Task:
Copy the data exactly; pictures stay out of the copy.
____________________
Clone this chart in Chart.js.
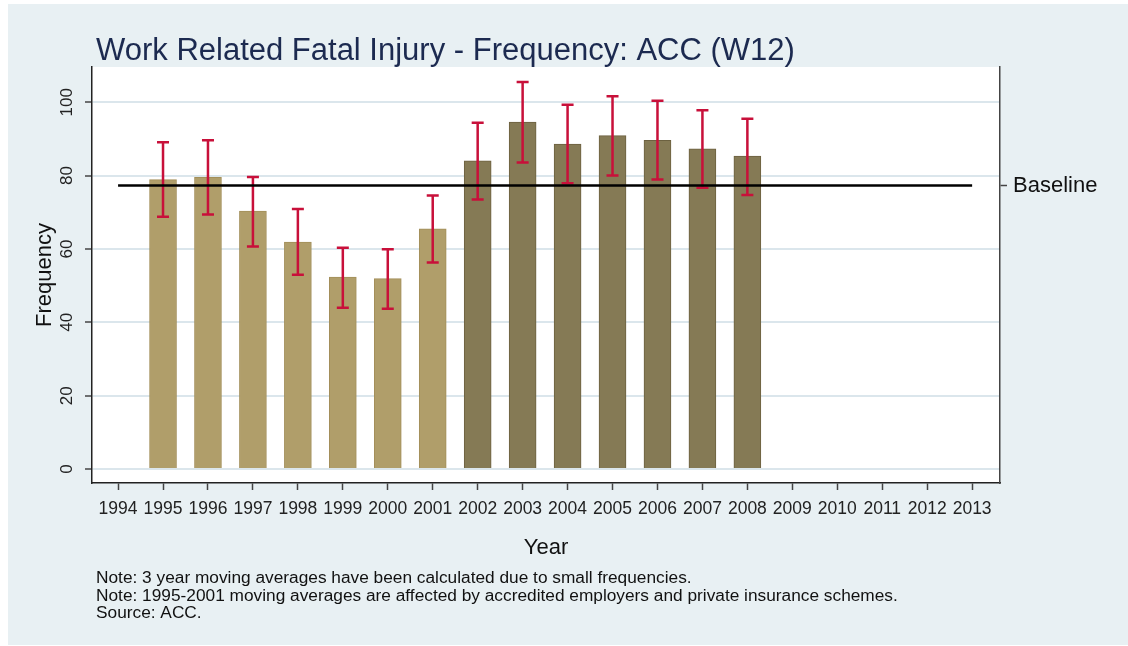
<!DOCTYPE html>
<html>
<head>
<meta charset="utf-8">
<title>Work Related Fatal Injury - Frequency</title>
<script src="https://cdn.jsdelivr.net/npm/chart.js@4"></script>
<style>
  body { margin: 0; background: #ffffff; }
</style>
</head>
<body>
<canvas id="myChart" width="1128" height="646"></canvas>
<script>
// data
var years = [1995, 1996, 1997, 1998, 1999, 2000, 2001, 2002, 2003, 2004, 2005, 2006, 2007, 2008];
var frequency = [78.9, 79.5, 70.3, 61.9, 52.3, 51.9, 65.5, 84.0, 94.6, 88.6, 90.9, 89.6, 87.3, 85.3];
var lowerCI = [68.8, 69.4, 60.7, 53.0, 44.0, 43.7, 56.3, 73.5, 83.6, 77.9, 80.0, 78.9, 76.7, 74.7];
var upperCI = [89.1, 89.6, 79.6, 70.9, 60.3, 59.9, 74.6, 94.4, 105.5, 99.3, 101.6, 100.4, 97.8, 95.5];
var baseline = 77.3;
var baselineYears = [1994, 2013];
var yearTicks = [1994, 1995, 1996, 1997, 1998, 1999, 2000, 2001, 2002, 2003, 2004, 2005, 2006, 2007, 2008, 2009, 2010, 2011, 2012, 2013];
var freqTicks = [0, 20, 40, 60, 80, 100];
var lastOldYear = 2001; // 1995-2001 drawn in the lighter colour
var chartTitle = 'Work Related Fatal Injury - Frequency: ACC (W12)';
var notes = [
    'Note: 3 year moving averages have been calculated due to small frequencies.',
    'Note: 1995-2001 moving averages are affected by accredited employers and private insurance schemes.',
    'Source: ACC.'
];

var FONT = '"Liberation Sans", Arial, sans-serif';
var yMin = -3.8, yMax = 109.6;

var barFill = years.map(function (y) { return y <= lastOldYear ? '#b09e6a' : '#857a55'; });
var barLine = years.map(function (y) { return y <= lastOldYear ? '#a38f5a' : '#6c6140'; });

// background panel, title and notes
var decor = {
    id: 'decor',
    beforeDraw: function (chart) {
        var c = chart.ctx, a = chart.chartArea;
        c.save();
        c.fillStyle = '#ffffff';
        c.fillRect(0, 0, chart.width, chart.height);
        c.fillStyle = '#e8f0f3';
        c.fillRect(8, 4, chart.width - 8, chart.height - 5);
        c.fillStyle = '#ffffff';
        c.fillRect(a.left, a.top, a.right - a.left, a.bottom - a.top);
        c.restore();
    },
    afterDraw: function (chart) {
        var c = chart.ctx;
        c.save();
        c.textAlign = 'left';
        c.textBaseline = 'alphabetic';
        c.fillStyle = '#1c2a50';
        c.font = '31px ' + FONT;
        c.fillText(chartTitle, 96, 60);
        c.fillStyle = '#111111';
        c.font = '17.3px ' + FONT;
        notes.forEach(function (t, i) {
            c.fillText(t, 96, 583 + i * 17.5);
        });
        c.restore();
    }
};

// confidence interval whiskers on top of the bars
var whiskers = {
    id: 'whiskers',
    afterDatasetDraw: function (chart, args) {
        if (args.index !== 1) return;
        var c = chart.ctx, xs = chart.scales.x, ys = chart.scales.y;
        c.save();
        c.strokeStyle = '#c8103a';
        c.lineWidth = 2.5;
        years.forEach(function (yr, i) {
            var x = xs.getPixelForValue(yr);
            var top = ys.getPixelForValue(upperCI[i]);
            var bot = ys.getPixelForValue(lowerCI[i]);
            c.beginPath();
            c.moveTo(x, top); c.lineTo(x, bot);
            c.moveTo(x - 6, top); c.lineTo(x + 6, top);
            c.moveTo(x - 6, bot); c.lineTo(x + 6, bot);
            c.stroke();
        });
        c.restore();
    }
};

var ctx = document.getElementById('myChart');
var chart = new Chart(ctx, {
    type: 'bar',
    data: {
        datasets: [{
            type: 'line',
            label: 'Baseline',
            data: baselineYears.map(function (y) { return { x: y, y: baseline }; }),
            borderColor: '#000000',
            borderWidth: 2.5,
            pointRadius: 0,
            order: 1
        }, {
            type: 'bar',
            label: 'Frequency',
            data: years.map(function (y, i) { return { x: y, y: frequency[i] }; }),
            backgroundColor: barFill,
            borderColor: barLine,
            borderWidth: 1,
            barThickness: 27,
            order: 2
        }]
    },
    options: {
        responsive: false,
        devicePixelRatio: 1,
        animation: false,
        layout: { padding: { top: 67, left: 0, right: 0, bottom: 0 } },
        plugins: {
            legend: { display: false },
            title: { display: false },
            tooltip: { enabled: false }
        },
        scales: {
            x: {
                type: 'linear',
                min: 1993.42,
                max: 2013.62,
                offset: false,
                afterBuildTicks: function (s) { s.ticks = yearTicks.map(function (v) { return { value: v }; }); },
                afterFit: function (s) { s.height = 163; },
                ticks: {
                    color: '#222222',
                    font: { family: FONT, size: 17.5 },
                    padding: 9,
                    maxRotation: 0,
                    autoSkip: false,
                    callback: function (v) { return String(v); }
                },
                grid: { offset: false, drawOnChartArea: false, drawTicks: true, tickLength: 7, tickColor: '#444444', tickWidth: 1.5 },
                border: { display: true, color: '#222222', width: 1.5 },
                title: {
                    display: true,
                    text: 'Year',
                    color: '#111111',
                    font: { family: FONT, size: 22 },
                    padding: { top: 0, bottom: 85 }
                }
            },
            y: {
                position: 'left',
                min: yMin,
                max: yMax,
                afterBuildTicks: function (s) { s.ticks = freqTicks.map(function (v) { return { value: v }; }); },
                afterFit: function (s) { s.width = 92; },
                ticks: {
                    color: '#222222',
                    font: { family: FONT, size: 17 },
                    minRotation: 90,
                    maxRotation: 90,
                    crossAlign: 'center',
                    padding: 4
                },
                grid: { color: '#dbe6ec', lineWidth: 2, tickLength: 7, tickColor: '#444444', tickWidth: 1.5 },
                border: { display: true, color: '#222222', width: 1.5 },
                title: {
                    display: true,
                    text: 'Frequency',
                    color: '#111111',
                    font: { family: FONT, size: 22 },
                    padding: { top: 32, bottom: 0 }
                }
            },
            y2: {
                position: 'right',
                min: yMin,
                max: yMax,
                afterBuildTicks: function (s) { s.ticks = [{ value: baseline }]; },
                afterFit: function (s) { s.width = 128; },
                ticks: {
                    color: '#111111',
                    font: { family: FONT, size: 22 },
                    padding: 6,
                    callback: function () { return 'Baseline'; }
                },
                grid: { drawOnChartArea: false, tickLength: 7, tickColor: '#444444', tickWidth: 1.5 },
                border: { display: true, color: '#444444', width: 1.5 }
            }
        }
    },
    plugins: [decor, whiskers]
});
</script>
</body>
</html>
____________________
Solution:
Clone this chart in Chart.js.
<!DOCTYPE html>
<html>
<head>
<meta charset="utf-8">
<title>Work Related Fatal Injury - Frequency</title>
<script src="https://cdn.jsdelivr.net/npm/chart.js@4"></script>
<style>
  body { margin: 0; background: #ffffff; }
</style>
</head>
<body>
<canvas id="myChart" width="1128" height="646"></canvas>
<script>
// data
var years = [1995, 1996, 1997, 1998, 1999, 2000, 2001, 2002, 2003, 2004, 2005, 2006, 2007, 2008];
var frequency = [78.9, 79.5, 70.3, 61.9, 52.3, 51.9, 65.5, 84.0, 94.6, 88.6, 90.9, 89.6, 87.3, 85.3];
var lowerCI = [68.8, 69.4, 60.7, 53.0, 44.0, 43.7, 56.3, 73.5, 83.6, 77.9, 80.0, 78.9, 76.7, 74.7];
var upperCI = [89.1, 89.6, 79.6, 70.9, 60.3, 59.9, 74.6, 94.4, 105.5, 99.3, 101.6, 100.4, 97.8, 95.5];
var baseline = 77.3;
var baselineYears = [1994, 2013];
var yearTicks = [1994, 1995, 1996, 1997, 1998, 1999, 2000, 2001, 2002, 2003, 2004, 2005, 2006, 2007, 2008, 2009, 2010, 2011, 2012, 2013];
var freqTicks = [0, 20, 40, 60, 80, 100];
var lastOldYear = 2001; // 1995-2001 drawn in the lighter colour
var chartTitle = 'Work Related Fatal Injury - Frequency: ACC (W12)';
var notes = [
    'Note: 3 year moving averages have been calculated due to small frequencies.',
    'Note: 1995-2001 moving averages are affected by accredited employers and private insurance schemes.',
    'Source: ACC.'
];

var FONT = '"Liberation Sans", Arial, sans-serif';
var yMin = -3.8, yMax = 109.6;

var barFill = years.map(function (y) { return y <= lastOldYear ? '#b09e6a' : '#857a55'; });
var barLine = years.map(function (y) { return y <= lastOldYear ? '#a38f5a' : '#6c6140'; });

// background panel, title and notes
var decor = {
    id: 'decor',
    beforeDraw: function (chart) {
        var c = chart.ctx, a = chart.chartArea;
        c.save();
        c.fillStyle = '#ffffff';
        c.fillRect(0, 0, chart.width, chart.height);
        c.fillStyle = '#e8f0f3';
        c.fillRect(8, 4, chart.width - 8, chart.height - 5);
        c.fillStyle = '#ffffff';
        c.fillRect(a.left, a.top, a.right - a.left, a.bottom - a.top);
        c.restore();
    },
    afterDraw: function (chart) {
        var c = chart.ctx;
        c.save();
        c.textAlign = 'left';
        c.textBaseline = 'alphabetic';
        c.fillStyle = '#1c2a50';
        c.font = '31px ' + FONT;
        c.fillText(chartTitle, 96, 60);
        c.fillStyle = '#111111';
        c.font = '17.3px ' + FONT;
        notes.forEach(function (t, i) {
            c.fillText(t, 96, 583 + i * 17.5);
        });
        c.restore();
    }
};

// confidence interval whiskers on top of the bars
var whiskers = {
    id: 'whiskers',
    afterDatasetDraw: function (chart, args) {
        if (args.index !== 1) return;
        var c = chart.ctx, xs = chart.scales.x, ys = chart.scales.y;
        c.save();
        c.strokeStyle = '#c8103a';
        c.lineWidth = 2.5;
        years.forEach(function (yr, i) {
            var x = xs.getPixelForValue(yr);
            var top = ys.getPixelForValue(upperCI[i]);
            var bot = ys.getPixelForValue(lowerCI[i]);
            c.beginPath();
            c.moveTo(x, top); c.lineTo(x, bot);
            c.moveTo(x - 6, top); c.lineTo(x + 6, top);
            c.moveTo(x - 6, bot); c.lineTo(x + 6, bot);
            c.stroke();
        });
        c.restore();
    }
};

var ctx = document.getElementById('myChart');
var chart = new Chart(ctx, {
    type: 'bar',
    data: {
        datasets: [{
            type: 'line',
            label: 'Baseline',
            data: baselineYears.map(function (y) { return { x: y, y: baseline }; }),
            borderColor: '#000000',
            borderWidth: 2.5,
            pointRadius: 0,
            order: 1
        }, {
            type: 'bar',
            label: 'Frequency',
            data: years.map(function (y, i) { return { x: y, y: frequency[i] }; }),
            backgroundColor: barFill,
            borderColor: barLine,
            borderWidth: 1,
            barThickness: 27,
            order: 2
        }]
    },
    options: {
        responsive: false,
        devicePixelRatio: 1,
        animation: false,
        layout: { padding: { top: 67, left: 0, right: 0, bottom: 0 } },
        plugins: {
            legend: { display: false },
            title: { display: false },
            tooltip: { enabled: false }
        },
        scales: {
            x: {
                type: 'linear',
                min: 1993.42,
                max: 2013.62,
                offset: false,
                afterBuildTicks: function (s) { s.ticks = yearTicks.map(function (v) { return { value: v }; }); },
                afterFit: function (s) { s.height = 163; },
                ticks: {
                    color: '#222222',
                    font: { family: FONT, size: 17.5 },
                    padding: 9,
                    maxRotation: 0,
                    autoSkip: false,
                    callback: function (v) { return String(v); }
                },
                grid: { offset: false, drawOnChartArea: false, drawTicks: true, tickLength: 7, tickColor: '#444444', tickWidth: 1.5 },
                border: { display: true, color: '#222222', width: 1.5 },
                title: {
                    display: true,
                    text: 'Year',
                    color: '#111111',
                    font: { family: FONT, size: 22 },
                    padding: { top: 0, bottom: 85 }
                }
            },
            y: {
                position: 'left',
                min: yMin,
                max: yMax,
                afterBuildTicks: function (s) { s.ticks = freqTicks.map(function (v) { return { value: v }; }); },
                afterFit: function (s) { s.width = 92; },
                ticks: {
                    color: '#222222',
                    font: { family: FONT, size: 17 },
                    minRotation: 90,
                    maxRotation: 90,
                    crossAlign: 'center',
                    padding: 4
                },
                grid: { color: '#dbe6ec', lineWidth: 2, tickLength: 7, tickColor: '#444444', tickWidth: 1.5 },
                border: { display: true, color: '#222222', width: 1.5 },
                title: {
                    display: true,
                    text: 'Frequency',
                    color: '#111111',
                    font: { family: FONT, size: 22 },
                    padding: { top: 32, bottom: 0 }
                }
            },
            y2: {
                position: 'right',
                min: yMin,
                max: yMax,
                afterBuildTicks: function (s) { s.ticks = [{ value: baseline }]; },
                afterFit: function (s) { s.width = 128; },
                ticks: {
                    color: '#111111',
                    font: { family: FONT, size: 22 },
                    padding: 6,
                    callback: function () { return 'Baseline'; }
                },
                grid: { drawOnChartArea: false, tickLength: 7, tickColor: '#444444', tickWidth: 1.5 },
                border: { display: true, color: '#444444', width: 1.5 }
            }
        }
    },
    plugins: [decor, whiskers]
});
</script>
</body>
</html>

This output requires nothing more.